The development of this unconformity and of the School Share Boulder Bed has been widely attributed to a period of 'mid-Carboniferous' or late Brigantian–early Pendleian earth movements which, in the Craven District, were centred mainly along the line of the Middle Craven Fault. This fault, arguably the most significant of the basin-margin faults active within the Craven Fault System at the end of the Viséan Epoch, profoundly influenced the character of Lower Carboniferous successions in the area — most notably in separating the shallow-water facies of the Askrigg Block to the north, from deeper-water facies in the Craven Basin to the south (Ramsbottom, 1974; Arthurton et al., 1988; Kirby et al., 2000; Mundy, 2000).
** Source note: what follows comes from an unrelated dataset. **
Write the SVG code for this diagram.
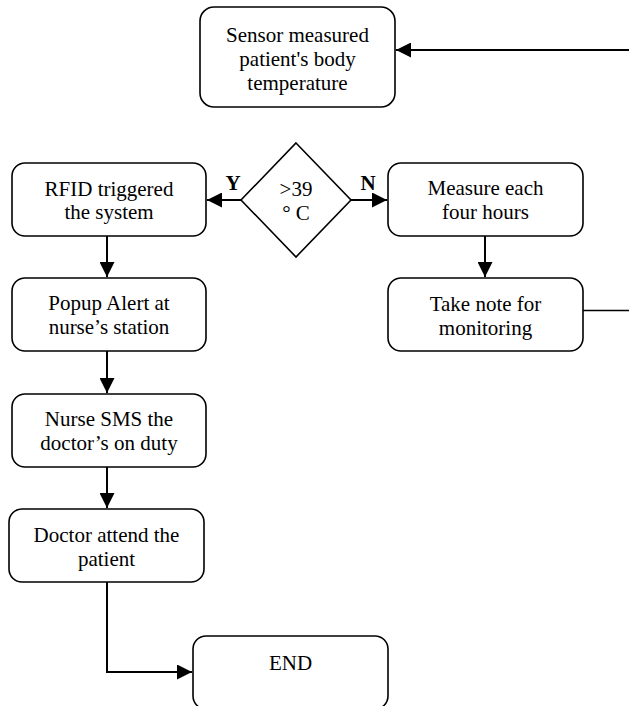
<svg xmlns="http://www.w3.org/2000/svg" width="629" height="706" viewBox="0 0 629 706">
<style>
.box{fill:#fff;stroke:#000;stroke-width:1.6}
.t{font-family:"Liberation Serif","Times New Roman",serif;font-size:21px;fill:#000;text-anchor:middle}
.lbl{font-family:"Liberation Serif","Times New Roman",serif;font-size:21px;fill:#000;text-anchor:middle}
.c{fill:none;stroke:#000;stroke-width:2}
.thin{fill:none;stroke:#000;stroke-width:1.4}
</style>
<defs>
<marker id="ah" markerWidth="15" markerHeight="15" refX="15" refY="7.5" orient="auto" markerUnits="userSpaceOnUse">
<path d="M0,0 L15,7.5 L0,15 Z" fill="#000"/>
</marker>
</defs>
<g id="connectors">
<line class="c" x1="629" y1="50" x2="396" y2="50" marker-end="url(#ah)"/>
<line class="c" x1="241" y1="200" x2="207" y2="200" marker-end="url(#ah)"/>
<line class="c" x1="351" y1="200" x2="387" y2="200" marker-end="url(#ah)"/>
<line class="c" x1="485" y1="236" x2="485" y2="277" marker-end="url(#ah)"/>
<line class="thin" x1="583" y1="310.5" x2="629" y2="310.5"/>
<line class="c" x1="107" y1="236" x2="107" y2="277" marker-end="url(#ah)"/>
<line class="c" x1="107" y1="351" x2="107" y2="393" marker-end="url(#ah)"/>
<line class="c" x1="107" y1="467" x2="107" y2="508" marker-end="url(#ah)"/>
<polyline class="c" points="107,582 107,672 192,672" marker-end="url(#ah)"/>
<text class="lbl" x="233" y="190" font-weight="bold">Y</text>
<text class="lbl" x="368" y="190" font-weight="bold">N</text>
</g>
<g id="sensor">
<rect class="box" x="200" y="7" width="195" height="100" rx="14"/>
<text class="t" x="297.5" y="42">Sensor measured</text>
<text class="t" x="297.5" y="66">patient's body</text>
<text class="t" x="297.5" y="90">temperature</text>
</g>
<g id="decision">
<polygon class="box" points="296,143 351,200 296,257 241,200"/>
<text class="t" x="296" y="196">&gt;39</text>
<text class="t" x="296" y="220">° C</text>
</g>
<g id="rfid">
<rect class="box" x="12" y="163" width="194" height="73" rx="13"/>
<text class="t" x="109" y="196">RFID triggered</text>
<text class="t" x="109" y="219">the system</text>
</g>
<g id="measure">
<rect class="box" x="388" y="163" width="195" height="73" rx="13"/>
<text class="t" x="485.5" y="195">Measure each</text>
<text class="t" x="485.5" y="219">four hours</text>
</g>
<g id="takenote">
<rect class="box" x="388" y="278" width="195" height="73" rx="13"/>
<text class="t" x="485.5" y="311">Take note for</text>
<text class="t" x="485.5" y="335">monitoring</text>
</g>
<g id="popup">
<rect class="box" x="12" y="278" width="194" height="73" rx="13"/>
<text class="t" x="109" y="310">Popup Alert at</text>
<text class="t" x="109" y="334">nurse’s station</text>
</g>
<g id="sms">
<rect class="box" x="12" y="394" width="194" height="73" rx="13"/>
<text class="t" x="109" y="426">Nurse SMS the</text>
<text class="t" x="109" y="450">doctor’s on duty</text>
</g>
<g id="doctor">
<rect class="box" x="9" y="509" width="195" height="73" rx="13"/>
<text class="t" x="106.5" y="542">Doctor attend the</text>
<text class="t" x="106.5" y="566">patient</text>
</g>
<g id="end">
<rect class="box" x="193" y="636" width="195" height="73" rx="13"/>
<text class="t" x="290.5" y="670">END</text>
</g>
</svg>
The formation of the School Share Boulder Bed was considered in detail by Dixon and Hudson (1931) who suggested a local origin for the boulders on account of their angularity, size, composition and unweathered appearance. These same authors concluded that the deposit was most probably the product of a subaqueous land-slip' emanating from an active submarine fault-scarp raised by earth movements at the end of Viséan times. Evidence of late Brigantian faulting and the occurrence of in-situ Wensleydale Group lithofacies similar to that seen in the boulders south of the Middle Craven Fault (Arthurton et al., 1988; British Geological Survey, 1989) support the idea of an active submarine fault-scarp in the vicinity of School Share at this time. An alternative view put forward by Walker (1967) was that the slopes necessary for the generation of submarine debris slides in the vicinity of School Share were primarily the result of an extended late Viséan period of differential subsidence and sedimentation across the basin margin, during which carbonate shoals built up at the southern edge of the Askrigg Block which temporarily starved the Craven Basin of sediment. The present authors' view is that both contemporaneous faulting and differential subsidence/sedimentation were influential in the formation of the School Share Boulder Bed. More recently N. Riley (pers. comm., 2002) has interpreted the boulder bed and overlying disturbed shales as a submarine canyon fill.
Conclusions
The development of the School Share Boulder Bed and associated unconformity provides important evidence of a late Brigantian-early Pendleian episode of tectonic instabilty within the Craven Fault System. The occurrence of these features remains critical to our understanding of the tectono-sedimentary evolution of the transition zone between the Askrigg Block and the Craven Basin; one of the most complex areas of Lower Carboniferous geology in Britain.